New builds must be prioritised

A leading body has warned that Scotland’s current housing plans won’t deliver the new builds needed to end the country’s affordable homes crisis.

The Scottish Federation of Housing Associations (SFHA) said the Scottish Government’s Draft Infrastructure Investment Plan creates an ‘investment hierarchy’ – which prioritises maintaining and existing assets over new builds.

Instead, SFHA said a “significant programme” of house building is required during the next parliament. 

SFHA is calling for 53,000 affordable homes, including 37,100 for social rent, to be delivered between 2021–2026 and for the vast majority to comprise new build properties. 

The federation said that while homes can be provided by bringing existing stock back into the social rented sector, it cannot be done at the scale and pace needed to tackle Scotland’s existing and future housing need. 

Sally Thomas, SFHA Chief Executive, said:  “The Scottish Government has made progress towards tackling housing need in Scotland, and it is vital that this is maintained during the next parliament.

“If we are to deliver the 53,000 affordable homes which Scotland needs – and at the pace they are required – we must see a significant programme of building. Not only will this deliver much-needed homes, it will also drive economic growth, tackle poverty, create jobs and reinvigorate communities – and this social and economic stimulus will be required more than ever as we look to Scotland’s post-pandemic recovery. 

“We welcome the government’s planned increase for capital funding during the next Affordable Housing Supply Programme and look forward to seeing the full details of the remaining support. It is critical that our sector is supported to build the homes Scotland needs, and to the required energy and building standards, while being able to maintain affordable rents for tenants.  
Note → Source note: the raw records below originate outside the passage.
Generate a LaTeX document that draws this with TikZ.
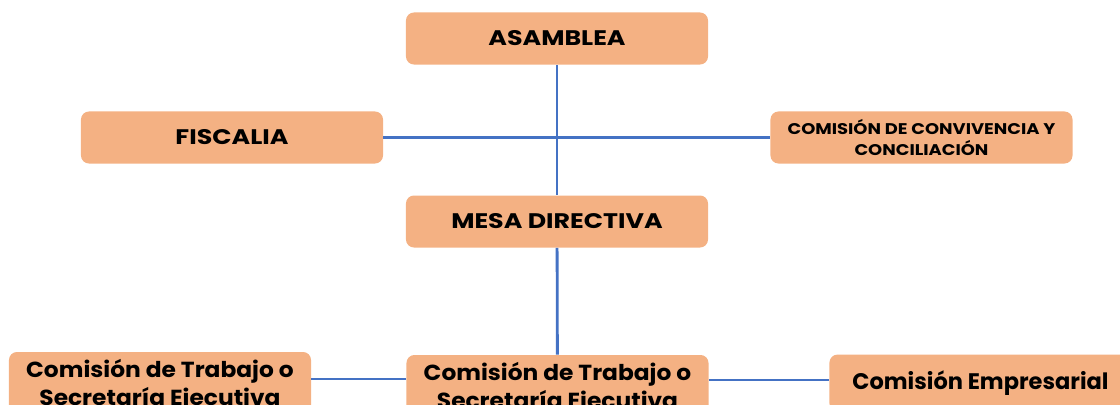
\documentclass[tikz,border=0pt]{standalone}
\usepackage{fontspec}
\setmainfont{Poppins}
\newfontfamily\capsfont[FakeStretch=1.2]{Poppins}
\newfontfamily\smallcapsfont[FakeStretch=1.16]{Poppins}
\newfontfamily\lowerfont[FakeStretch=1.07]{Poppins}
\definecolor{boxfill}{HTML}{F4B183}
\definecolor{linkblue}{HTML}{4472C4}
\begin{document}
\begin{tikzpicture}[x=0.025cm, y=-0.025cm,
    orgbox/.style={fill=boxfill, rounded corners=0.2cm, minimum width=7.55cm, minimum height=1.3cm, inner sep=0pt, align=center},
    link/.style={color=linkblue, line width=2pt}]
          \useasboundingbox (0,0) rectangle (1120,404);
          \node [orgbox, font=\capsfont\bfseries\fontsize{15}{18}\selectfont] (asamblea) at (557,38.5) {ASAMBLEA};
          \node [orgbox, font=\capsfont\bfseries\fontsize{15}{18}\selectfont] (fiscalia) at (232,137.5) {FISCALIA};
          \node [orgbox, font=\smallcapsfont\bfseries\fontsize{11}{15}\selectfont] (convivencia) at (921.5,137.5) {COMISIÓN DE CONVIVENCIA Y\\CONCILIACIÓN};
          \node [orgbox, font=\capsfont\bfseries\fontsize{15}{18}\selectfont] (mesa) at (557,221.5) {MESA DIRECTIVA};
          \node [orgbox, minimum height=1.65cm, font=\lowerfont\bfseries\fontsize{15.5}{20}\selectfont] (trabajoa) at (160,385) {Comisión de Trabajo o\\Secretaría Ejecutiva};
          \node [orgbox, minimum height=1.65cm, font=\lowerfont\bfseries\fontsize{15.5}{20}\selectfont] (trabajob) at (557.5,388) {Comisión de Trabajo o\\Secretaría Ejecutiva};
          \node [orgbox, minimum height=1.42cm, font=\bfseries\fontsize{16}{19}\selectfont] (empresarial) at (980.5,383) {Comisión Empresarial};
\draw[link] (asamblea) -- (mesa);
\draw[link] (fiscalia) -- (convivencia);
\draw[link] (mesa) -- (trabajob);
\draw[link] ([yshift=0.15cm]trabajoa.east) -- ([yshift=0.15cm]trabajoa.east -| trabajob.west);
\draw[link] ([yshift=0.2cm]trabajob.east) -- ([yshift=0.2cm]trabajob.east -| empresarial.west);
        \end{tikzpicture}
\end{document}
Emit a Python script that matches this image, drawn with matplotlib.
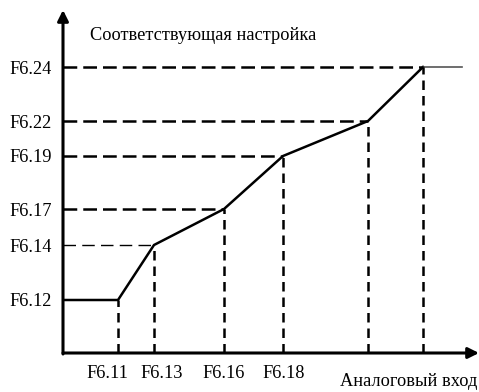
import matplotlib.pyplot as plt

# Break points of the characteristic (input vs. corresponding setting)
x_labels = ["F6.11", "F6.13", "F6.16", "F6.18"]
x_label_pos = [44, 99, 161, 221]
y_labels = ["F6.12", "F6.14", "F6.17", "F6.19", "F6.22", "F6.24"]
x_points = [55, 91, 161, 220, 305, 360]
y_points = [53, 108, 144, 197, 232, 286]
x_end = 399

plt.rcParams['font.family'] = ['Liberation Serif', 'DejaVu Serif']
fs = 13.2

fig = plt.figure(figsize=(4.79, 3.92), dpi=100)
ax = fig.add_axes([63 / 479, 39 / 392, 416 / 479, 343 / 392])
ax.set_xlim(0, 416)
ax.set_ylim(0, 343)
for s in ax.spines.values():
    s.set_visible(False)

# characteristic curve: flat start, broken line through the points, flat end
cx = [0] + x_points
cy = [y_points[0]] + y_points
ax.plot(cx, cy, color='black', lw=1.8, solid_joinstyle='miter')
ax.plot([x_points[-1], x_end], [y_points[-1], y_points[-1]], color='#555555', lw=1.2)

# dashed guides to both axes
for i, (x, y) in enumerate(zip(x_points, y_points)):
    ax.plot([x, x], [0, y], color='black', lw=1.8, dashes=(3.8, 2.4))
    if i == 0:
        continue
    lw = 1.0 if i == 1 else 1.8
    ax.plot([0, x], [y, y], color='black', lw=lw,
            dashes=(5.5, 2.4) if lw > 1.5 else (9, 4.5))

# axes with arrows
ax.annotate('', xy=(416, 0), xytext=(0, 0), annotation_clip=False,
            arrowprops=dict(arrowstyle='-|>', lw=2.2, color='black',
                            mutation_scale=16, shrinkA=0, shrinkB=0))
ax.annotate('', xy=(0, 343), xytext=(0, -1), annotation_clip=False,
            arrowprops=dict(arrowstyle='-|>', lw=2.2, color='black',
                            mutation_scale=16, shrinkA=0, shrinkB=0))

ax.set_yticks(y_points)
ax.set_yticklabels(y_labels, fontsize=fs)
ax.set_xticks(x_label_pos)
ax.set_xticklabels(x_labels, fontsize=fs)
ax.tick_params(length=0)
ax.tick_params(axis='y', pad=8)
ax.tick_params(axis='x', pad=9)

fig.text(90 / 479, 1 - 35 / 392, "Соответствующая настройка",
         fontsize=fs, ha='left', va='center')
fig.text(340 / 479, 1 - 382 / 392, "Аналоговый вход",
         fontsize=fs, ha='left', va='center')

fig.savefig('out.png', dpi=100)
“We look forward to continuing our discussions with the government regarding how we realise our shared ambition of ensuring that everyone in Scotland has a safe, warm, energy efficient and affordable home.” 

It welcomed the government’s ambition to deliver sustainable green homes that contribute to Scotland’s transition to net zero greenhouse gas emissions, along with the current and planned funding for social landlords.

However, the organisation said further support will be required if housing associations are to meet the Energy Efficiency Standard for Social Housing (EESSH) Two and the New Build Heat Standard. 

The majority of the funding (91%) to meet the current EESSH standard came from housing associations’ own reserves, at a cost of over £400 million and the investment costs required to meet EESSH2 are forecast to be significantly higher.